Thousands of fans from around the world proved there's no line on U2's horizon as they logged on to the internet to hear the band's new single receive its first airplay on 2fm yesterday.
RTE said it had been inundated with calls, texts and e-mails from fans in Chile, Brazil, Spain, Italy, France, Germany and Iceland, and reported a spike in online listeners when new single 'Get On Your Boots' was played by Dave Fanning.
The track is listed at number six on their new album, 'No Line on the Horizon', which will be released on February 27 in Ireland, March 2 in the UK, and March 3 in the US.
'Get On Your Boots' will be released as a digital download on February 15 and will be in shops on February 16.
It was also uploaded onto the band's website, U2.com, to allow fans an early pre-release listen.
The band followed tradition by choosing long-time friend Fanning to give the single its first airplay -- 30 years after he championed the band when they were starting out and played their very first vinyl single on air.
The foursome have reached unprecedented heights of stardom since then, as their performance at Sunday's pre-inauguration concert for President-elect Barack Obama in Washington DC shows.
Through decades of era-defining albums, Dave Fanning has always been granted the exclusive right of first air play of U2's singles and is known as the band's good luck charm.
"It's become a kind of tradition I guess," said Fanning.
The critical and fan reaction to the new single was mixed.
Rob Brunner, on 'Entertainment Weekly' said that while the new single started with little promise, it improved towards the middle of the song.

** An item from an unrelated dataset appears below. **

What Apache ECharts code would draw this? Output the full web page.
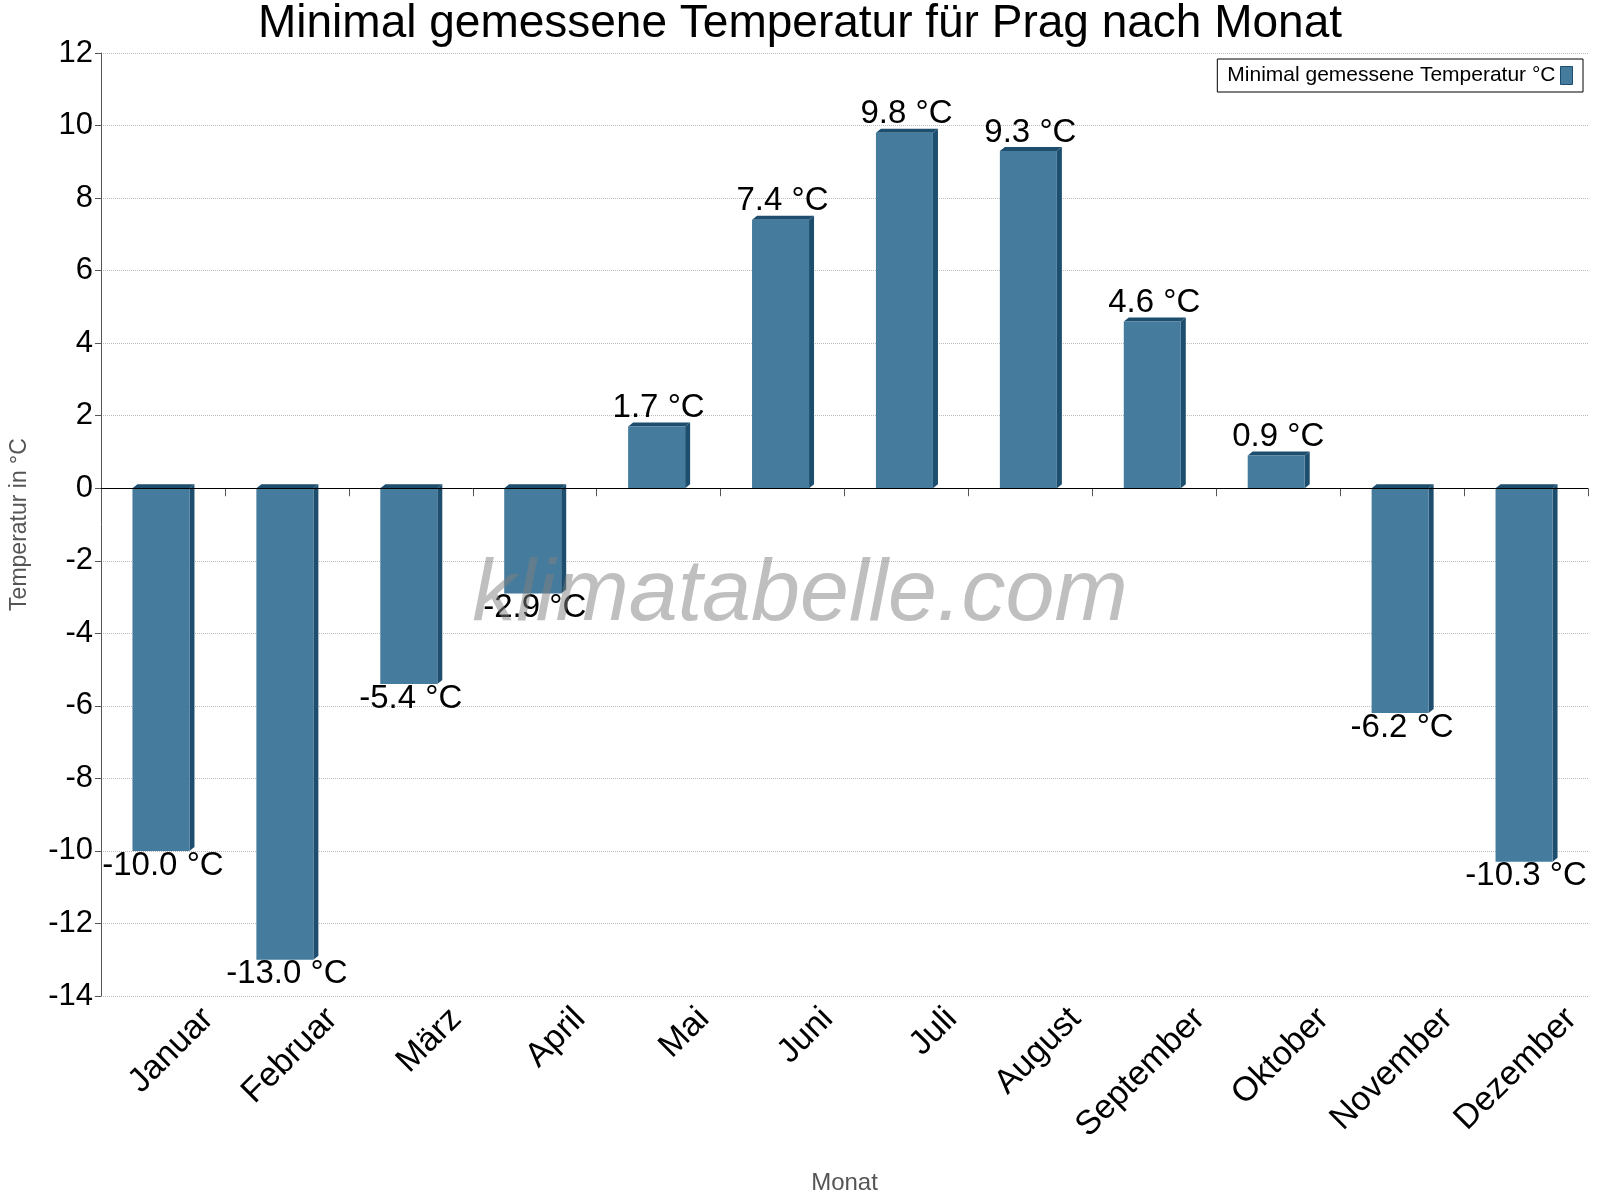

"After just a few listens 'Get on Your Boots' doesn't seem like one of U2's all-time great songs, but it's still interesting -- and different -- enough to make me pretty excited to hear the whole album," he wrote.
Author Neil McCormick, who wrote the book 'I Was Bono's Doppelganger', about his experience trying to be a pop star, hailed the single as "fantastic".
"It is bright, smart and energised, with a funky, rock 'n' roll rhythmic bounce," he said.
Fans on YouTube were mixed, with many saying it was a combination of all of U2's previous work.
"It's a mixture of everything U2 has done. I hear the riff of 'The Fly', the passion of 'War', the experimentation of 'Pop', the rawness of 'Vertigo'," he said.
Another said: "A bit underwhelming. The Led Zep bit near the end is OK but otherwise, kind of a letdown based on how excited I was over this new U2 song.
"By comparison, the first time I heard 'The Fly' in 1991, I was both terrified and excited."